— Start DATA EXTRACT —

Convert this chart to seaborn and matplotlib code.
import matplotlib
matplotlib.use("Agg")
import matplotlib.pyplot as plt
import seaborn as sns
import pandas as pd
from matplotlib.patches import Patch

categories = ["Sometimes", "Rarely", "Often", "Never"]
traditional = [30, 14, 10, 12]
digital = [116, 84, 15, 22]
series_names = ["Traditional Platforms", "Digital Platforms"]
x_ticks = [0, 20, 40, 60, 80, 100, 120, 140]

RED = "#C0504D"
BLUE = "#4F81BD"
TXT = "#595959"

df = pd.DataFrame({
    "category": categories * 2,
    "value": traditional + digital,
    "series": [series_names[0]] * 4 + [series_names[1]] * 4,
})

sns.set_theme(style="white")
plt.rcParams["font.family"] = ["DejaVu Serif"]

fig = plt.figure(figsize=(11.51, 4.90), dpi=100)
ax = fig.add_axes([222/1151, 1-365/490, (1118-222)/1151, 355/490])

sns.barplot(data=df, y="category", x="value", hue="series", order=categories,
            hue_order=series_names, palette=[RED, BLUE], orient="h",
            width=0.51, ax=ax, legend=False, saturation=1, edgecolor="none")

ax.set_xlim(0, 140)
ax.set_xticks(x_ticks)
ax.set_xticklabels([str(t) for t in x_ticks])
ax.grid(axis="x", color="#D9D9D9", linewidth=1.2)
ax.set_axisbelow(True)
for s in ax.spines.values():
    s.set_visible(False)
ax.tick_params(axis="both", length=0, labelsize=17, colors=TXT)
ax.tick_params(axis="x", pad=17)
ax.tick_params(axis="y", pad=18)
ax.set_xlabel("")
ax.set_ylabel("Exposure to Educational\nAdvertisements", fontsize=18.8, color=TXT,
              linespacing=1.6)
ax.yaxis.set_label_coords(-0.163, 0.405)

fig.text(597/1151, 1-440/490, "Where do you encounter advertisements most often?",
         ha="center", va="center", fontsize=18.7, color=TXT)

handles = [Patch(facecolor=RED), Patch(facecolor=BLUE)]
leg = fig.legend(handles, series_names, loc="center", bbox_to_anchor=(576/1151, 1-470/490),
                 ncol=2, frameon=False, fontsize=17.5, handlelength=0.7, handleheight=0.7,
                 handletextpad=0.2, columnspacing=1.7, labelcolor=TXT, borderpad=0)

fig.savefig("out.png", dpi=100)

— End DATA EXTRACT —
— Start DATA EXTRACT —

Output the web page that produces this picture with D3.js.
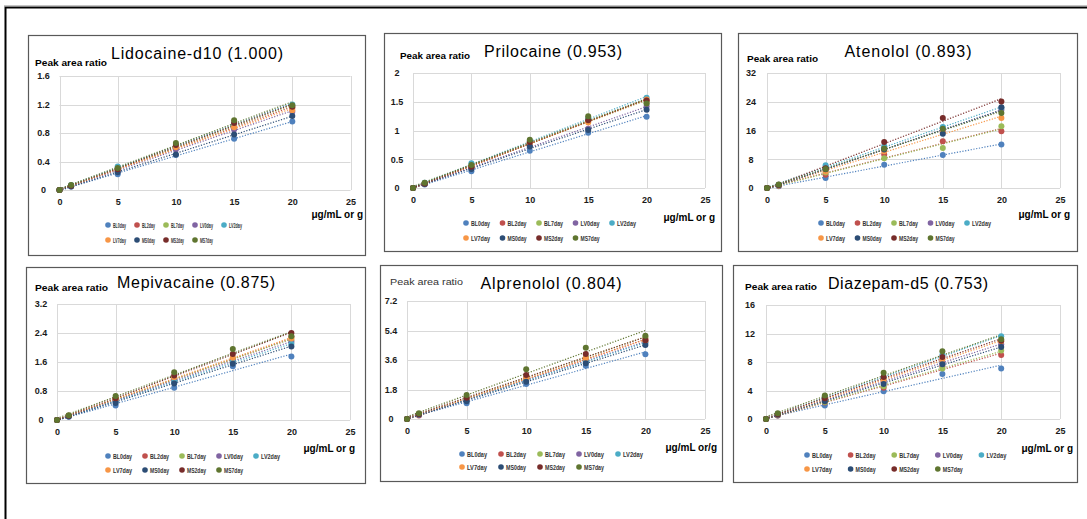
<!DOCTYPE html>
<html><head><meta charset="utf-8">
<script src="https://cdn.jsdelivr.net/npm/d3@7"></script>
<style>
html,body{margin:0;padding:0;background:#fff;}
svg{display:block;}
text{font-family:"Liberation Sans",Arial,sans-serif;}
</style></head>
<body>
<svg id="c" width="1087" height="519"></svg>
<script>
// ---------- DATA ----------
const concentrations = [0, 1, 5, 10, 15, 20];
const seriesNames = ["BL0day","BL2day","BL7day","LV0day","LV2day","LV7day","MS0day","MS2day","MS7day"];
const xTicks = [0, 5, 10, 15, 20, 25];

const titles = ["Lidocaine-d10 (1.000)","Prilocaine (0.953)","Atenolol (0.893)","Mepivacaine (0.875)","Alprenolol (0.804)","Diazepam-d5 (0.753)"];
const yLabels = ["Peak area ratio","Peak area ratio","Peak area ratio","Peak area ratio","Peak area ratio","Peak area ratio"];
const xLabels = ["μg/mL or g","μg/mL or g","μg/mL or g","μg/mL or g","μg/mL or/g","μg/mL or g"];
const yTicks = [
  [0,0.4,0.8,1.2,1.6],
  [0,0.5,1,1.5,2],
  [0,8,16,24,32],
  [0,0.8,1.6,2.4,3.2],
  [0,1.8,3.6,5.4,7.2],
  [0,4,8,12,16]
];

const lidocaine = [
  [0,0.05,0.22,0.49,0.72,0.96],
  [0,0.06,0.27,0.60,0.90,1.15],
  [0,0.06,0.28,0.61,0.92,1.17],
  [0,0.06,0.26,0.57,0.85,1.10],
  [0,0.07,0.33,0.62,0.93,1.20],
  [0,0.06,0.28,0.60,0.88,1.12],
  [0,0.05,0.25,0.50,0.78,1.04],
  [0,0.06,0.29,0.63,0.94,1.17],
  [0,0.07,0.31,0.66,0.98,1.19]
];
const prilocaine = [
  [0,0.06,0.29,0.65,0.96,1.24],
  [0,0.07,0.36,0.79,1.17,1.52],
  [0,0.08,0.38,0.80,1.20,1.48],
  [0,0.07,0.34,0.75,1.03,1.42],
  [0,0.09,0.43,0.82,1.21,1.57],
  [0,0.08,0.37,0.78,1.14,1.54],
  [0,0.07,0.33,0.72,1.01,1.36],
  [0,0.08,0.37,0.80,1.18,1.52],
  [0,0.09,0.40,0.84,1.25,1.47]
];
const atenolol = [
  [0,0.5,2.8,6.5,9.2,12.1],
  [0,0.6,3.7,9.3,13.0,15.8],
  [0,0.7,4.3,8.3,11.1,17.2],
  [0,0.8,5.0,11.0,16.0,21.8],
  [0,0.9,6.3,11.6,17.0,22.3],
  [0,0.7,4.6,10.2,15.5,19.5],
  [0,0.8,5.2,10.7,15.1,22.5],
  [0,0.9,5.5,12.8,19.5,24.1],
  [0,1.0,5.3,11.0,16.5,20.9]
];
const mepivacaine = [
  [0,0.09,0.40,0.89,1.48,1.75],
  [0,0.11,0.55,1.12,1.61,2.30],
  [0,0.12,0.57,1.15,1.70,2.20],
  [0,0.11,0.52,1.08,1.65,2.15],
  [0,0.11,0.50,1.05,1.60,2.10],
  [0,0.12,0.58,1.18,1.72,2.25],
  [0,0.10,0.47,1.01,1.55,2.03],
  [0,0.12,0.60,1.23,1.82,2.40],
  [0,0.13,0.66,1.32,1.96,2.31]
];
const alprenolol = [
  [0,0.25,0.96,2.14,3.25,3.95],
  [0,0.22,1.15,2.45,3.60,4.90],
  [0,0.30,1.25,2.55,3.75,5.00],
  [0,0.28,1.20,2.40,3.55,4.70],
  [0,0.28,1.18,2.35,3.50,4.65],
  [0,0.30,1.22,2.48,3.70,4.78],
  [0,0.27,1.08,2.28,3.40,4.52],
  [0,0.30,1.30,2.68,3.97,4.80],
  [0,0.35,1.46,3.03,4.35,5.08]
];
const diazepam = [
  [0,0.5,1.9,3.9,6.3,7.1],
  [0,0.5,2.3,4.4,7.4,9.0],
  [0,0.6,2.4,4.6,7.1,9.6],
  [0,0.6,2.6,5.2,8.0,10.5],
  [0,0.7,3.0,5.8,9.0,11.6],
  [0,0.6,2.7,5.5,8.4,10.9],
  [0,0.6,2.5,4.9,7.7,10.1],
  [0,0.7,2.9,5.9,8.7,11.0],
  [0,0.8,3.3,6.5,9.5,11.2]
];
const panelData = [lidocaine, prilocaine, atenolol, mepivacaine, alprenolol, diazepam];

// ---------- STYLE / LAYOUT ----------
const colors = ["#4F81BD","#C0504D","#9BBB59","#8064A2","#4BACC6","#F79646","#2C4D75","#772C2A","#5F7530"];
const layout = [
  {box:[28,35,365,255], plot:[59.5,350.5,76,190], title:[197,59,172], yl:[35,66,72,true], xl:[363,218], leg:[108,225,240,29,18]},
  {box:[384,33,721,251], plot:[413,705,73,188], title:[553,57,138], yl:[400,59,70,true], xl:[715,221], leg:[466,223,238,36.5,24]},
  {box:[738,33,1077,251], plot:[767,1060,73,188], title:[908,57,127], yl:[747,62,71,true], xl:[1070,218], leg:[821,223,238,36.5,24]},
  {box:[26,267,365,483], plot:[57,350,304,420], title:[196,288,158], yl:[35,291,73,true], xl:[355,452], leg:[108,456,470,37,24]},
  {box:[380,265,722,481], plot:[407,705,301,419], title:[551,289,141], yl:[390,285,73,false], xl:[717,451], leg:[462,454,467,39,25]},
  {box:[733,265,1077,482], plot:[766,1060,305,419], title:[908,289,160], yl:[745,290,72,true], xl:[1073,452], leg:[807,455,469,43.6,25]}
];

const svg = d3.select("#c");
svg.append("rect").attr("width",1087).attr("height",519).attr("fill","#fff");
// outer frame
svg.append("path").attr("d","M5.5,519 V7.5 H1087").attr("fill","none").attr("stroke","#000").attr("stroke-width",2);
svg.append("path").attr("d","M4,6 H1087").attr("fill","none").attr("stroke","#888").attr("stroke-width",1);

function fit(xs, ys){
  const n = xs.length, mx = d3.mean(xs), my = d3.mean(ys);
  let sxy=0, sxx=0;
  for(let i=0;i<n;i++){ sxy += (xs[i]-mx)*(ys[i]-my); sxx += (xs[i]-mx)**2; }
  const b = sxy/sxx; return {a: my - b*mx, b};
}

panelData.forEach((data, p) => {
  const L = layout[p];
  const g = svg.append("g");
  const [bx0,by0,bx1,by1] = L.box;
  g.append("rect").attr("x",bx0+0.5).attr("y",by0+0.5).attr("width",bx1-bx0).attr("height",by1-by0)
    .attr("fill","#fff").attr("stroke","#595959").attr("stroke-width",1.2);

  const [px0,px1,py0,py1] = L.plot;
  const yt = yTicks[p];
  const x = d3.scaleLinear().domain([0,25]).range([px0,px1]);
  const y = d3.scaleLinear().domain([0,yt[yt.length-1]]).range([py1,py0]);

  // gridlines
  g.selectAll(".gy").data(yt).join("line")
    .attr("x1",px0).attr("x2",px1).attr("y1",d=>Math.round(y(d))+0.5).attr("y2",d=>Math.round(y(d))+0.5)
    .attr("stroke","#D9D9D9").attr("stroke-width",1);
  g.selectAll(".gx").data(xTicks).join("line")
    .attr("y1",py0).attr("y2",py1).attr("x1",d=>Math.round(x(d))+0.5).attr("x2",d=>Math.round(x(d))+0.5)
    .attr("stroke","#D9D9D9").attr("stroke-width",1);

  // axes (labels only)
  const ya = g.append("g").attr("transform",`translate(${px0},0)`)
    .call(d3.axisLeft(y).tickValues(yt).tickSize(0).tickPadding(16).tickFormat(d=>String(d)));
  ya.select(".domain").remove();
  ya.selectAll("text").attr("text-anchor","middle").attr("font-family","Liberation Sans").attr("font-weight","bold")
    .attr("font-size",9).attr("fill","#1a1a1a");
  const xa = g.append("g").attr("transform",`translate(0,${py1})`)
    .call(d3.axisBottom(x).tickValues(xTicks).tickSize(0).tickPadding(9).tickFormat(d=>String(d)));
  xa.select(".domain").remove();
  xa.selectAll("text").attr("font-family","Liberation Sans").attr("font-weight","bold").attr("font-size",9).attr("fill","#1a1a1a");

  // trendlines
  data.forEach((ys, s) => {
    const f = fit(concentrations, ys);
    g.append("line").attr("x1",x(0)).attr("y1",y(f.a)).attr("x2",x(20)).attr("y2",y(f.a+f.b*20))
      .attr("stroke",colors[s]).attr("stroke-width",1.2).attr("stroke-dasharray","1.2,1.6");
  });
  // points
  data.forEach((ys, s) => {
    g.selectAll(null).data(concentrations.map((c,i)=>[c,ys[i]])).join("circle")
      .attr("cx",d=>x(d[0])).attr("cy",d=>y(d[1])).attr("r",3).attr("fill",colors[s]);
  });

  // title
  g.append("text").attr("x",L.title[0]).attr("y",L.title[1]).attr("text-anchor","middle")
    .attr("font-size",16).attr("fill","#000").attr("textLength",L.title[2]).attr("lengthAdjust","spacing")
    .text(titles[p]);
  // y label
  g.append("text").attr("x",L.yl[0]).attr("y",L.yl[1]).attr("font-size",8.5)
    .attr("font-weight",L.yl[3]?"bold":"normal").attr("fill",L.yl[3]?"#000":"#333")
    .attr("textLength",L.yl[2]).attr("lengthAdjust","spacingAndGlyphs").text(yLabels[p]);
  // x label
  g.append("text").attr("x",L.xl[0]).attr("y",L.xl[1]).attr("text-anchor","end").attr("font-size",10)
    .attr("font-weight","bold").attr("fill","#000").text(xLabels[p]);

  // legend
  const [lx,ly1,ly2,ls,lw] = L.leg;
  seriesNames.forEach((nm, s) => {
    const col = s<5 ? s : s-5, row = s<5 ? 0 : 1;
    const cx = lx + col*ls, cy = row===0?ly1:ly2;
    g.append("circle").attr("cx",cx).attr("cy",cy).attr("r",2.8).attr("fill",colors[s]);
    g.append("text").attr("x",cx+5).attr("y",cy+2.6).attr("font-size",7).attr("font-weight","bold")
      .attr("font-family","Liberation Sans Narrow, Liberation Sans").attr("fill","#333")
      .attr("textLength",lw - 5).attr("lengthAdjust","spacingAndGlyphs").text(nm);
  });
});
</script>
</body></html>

— End DATA EXTRACT —
— Start DATA EXTRACT —

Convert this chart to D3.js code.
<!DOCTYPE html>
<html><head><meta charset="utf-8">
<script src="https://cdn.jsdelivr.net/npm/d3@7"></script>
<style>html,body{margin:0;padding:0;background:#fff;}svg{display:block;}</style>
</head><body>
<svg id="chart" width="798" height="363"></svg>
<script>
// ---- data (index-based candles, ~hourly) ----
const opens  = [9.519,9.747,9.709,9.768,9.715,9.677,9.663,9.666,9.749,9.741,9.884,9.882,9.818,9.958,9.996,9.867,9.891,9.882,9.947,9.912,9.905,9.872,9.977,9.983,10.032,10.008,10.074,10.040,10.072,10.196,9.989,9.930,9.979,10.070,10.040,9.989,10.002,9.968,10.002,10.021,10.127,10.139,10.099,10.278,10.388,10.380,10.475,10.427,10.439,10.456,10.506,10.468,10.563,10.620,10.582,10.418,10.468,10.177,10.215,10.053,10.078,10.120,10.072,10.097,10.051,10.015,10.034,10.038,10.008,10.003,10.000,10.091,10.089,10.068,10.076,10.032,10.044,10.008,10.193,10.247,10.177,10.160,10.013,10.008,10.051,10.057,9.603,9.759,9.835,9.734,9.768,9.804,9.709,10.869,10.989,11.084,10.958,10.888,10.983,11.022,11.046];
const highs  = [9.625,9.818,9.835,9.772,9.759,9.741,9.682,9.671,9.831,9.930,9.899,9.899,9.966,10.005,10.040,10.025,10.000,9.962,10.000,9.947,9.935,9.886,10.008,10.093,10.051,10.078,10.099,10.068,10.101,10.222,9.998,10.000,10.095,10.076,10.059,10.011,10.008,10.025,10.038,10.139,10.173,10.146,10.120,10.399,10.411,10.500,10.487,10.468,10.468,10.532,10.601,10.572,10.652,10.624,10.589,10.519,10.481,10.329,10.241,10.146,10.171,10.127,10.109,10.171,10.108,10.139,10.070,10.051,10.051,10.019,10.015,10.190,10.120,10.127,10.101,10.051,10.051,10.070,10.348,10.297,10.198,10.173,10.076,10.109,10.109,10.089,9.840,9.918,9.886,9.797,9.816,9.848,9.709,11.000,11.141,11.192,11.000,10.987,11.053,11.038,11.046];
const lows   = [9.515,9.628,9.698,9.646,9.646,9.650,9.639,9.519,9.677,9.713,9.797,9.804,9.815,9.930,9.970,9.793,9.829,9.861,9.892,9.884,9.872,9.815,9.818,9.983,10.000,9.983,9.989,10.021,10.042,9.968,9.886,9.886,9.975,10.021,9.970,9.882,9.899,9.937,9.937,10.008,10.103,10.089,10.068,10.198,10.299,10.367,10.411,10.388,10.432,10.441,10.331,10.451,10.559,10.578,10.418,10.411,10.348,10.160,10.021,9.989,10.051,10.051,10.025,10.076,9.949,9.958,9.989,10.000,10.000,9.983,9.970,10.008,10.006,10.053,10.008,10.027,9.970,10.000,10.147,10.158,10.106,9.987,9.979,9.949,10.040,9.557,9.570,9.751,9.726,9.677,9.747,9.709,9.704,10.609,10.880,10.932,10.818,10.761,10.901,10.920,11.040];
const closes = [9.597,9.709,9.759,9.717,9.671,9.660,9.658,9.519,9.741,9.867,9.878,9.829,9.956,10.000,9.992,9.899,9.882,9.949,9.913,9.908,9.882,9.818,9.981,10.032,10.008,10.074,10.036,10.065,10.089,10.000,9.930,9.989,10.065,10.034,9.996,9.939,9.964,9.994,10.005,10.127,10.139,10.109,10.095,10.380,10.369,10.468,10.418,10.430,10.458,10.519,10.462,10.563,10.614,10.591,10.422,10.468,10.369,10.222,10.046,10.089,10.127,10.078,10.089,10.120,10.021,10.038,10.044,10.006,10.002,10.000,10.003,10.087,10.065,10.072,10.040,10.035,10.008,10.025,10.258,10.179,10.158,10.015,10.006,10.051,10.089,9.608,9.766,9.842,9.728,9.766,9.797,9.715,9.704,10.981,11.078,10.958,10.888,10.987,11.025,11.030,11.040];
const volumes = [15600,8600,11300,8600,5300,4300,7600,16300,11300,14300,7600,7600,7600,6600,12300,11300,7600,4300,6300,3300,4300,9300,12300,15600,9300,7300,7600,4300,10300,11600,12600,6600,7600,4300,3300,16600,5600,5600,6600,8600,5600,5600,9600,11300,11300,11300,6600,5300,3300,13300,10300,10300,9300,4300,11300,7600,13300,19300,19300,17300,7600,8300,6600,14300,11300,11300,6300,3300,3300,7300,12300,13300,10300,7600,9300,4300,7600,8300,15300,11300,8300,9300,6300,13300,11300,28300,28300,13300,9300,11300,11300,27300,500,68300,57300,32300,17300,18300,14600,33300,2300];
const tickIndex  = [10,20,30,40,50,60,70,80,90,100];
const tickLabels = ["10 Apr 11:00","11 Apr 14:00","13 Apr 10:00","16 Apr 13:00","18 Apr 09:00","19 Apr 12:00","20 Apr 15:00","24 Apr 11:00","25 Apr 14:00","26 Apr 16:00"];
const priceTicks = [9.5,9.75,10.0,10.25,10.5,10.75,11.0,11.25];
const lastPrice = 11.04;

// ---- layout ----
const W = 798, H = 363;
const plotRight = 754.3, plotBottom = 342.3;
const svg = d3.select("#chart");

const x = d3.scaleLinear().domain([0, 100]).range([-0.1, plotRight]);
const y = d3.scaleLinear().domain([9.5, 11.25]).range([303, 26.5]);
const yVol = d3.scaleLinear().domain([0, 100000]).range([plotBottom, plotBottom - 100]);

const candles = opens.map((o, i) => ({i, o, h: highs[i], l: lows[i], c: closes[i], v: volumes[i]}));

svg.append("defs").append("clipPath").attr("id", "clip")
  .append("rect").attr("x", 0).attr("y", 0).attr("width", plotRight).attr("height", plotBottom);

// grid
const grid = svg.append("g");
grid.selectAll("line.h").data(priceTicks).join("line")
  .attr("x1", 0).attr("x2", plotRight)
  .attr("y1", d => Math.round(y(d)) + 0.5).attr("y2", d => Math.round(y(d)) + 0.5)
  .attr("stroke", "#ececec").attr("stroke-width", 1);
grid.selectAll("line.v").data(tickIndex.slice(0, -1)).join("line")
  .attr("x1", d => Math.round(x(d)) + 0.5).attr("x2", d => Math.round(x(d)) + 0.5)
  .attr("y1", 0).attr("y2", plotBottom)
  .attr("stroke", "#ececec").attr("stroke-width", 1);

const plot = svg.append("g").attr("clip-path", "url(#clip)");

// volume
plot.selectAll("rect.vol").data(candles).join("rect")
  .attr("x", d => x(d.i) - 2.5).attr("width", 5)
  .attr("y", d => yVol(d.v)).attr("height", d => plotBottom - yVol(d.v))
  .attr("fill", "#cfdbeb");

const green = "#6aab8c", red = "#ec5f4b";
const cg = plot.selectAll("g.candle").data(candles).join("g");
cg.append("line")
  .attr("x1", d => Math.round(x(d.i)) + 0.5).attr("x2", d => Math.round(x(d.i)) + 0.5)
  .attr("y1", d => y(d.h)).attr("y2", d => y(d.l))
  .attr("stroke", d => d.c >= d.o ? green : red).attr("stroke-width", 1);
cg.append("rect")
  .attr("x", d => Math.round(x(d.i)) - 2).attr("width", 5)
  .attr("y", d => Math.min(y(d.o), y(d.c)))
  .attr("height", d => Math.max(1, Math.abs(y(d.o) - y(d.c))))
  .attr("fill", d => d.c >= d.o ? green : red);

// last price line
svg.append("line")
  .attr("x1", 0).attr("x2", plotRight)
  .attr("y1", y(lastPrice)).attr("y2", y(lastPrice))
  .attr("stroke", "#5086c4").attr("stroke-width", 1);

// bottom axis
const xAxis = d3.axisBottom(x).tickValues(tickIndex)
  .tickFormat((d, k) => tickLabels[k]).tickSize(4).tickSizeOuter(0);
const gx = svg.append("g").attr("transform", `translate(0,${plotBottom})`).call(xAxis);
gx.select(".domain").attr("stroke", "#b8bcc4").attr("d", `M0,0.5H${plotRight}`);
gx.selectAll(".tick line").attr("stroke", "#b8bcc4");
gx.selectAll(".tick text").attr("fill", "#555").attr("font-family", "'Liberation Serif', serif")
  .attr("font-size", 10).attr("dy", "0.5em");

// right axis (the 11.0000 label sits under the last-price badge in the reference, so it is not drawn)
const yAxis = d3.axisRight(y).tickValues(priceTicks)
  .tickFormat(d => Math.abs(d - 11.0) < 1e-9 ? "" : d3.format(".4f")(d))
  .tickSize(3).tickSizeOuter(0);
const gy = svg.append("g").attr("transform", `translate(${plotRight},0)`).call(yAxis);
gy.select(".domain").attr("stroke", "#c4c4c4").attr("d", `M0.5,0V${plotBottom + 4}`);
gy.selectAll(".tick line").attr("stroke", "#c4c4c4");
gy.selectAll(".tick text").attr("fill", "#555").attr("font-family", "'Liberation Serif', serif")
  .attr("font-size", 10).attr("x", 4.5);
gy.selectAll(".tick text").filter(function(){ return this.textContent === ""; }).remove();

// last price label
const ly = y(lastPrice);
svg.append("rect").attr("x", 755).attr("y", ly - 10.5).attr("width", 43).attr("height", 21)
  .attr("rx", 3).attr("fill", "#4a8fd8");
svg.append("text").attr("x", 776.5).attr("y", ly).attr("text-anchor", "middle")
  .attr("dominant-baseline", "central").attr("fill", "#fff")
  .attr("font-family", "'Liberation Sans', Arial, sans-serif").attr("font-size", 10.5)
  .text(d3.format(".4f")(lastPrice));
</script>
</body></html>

— End DATA EXTRACT —

_TO BE DONE_
Both the line with "Output the web" and the line with "const xTicks = [0, 5, 10, 15, 20, 25];" belong in the copy, along with every line between them; set them down exactly and skip the pictures.

_WORKED SOLUTION_
Output the web page that produces this picture with D3.js.
<!DOCTYPE html>
<html><head><meta charset="utf-8">
<script src="https://cdn.jsdelivr.net/npm/d3@7"></script>
<style>
html,body{margin:0;padding:0;background:#fff;}
svg{display:block;}
text{font-family:"Liberation Sans",Arial,sans-serif;}
</style></head>
<body>
<svg id="c" width="1087" height="519"></svg>
<script>
// ---------- DATA ----------
const concentrations = [0, 1, 5, 10, 15, 20];
const seriesNames = ["BL0day","BL2day","BL7day","LV0day","LV2day","LV7day","MS0day","MS2day","MS7day"];
const xTicks = [0, 5, 10, 15, 20, 25];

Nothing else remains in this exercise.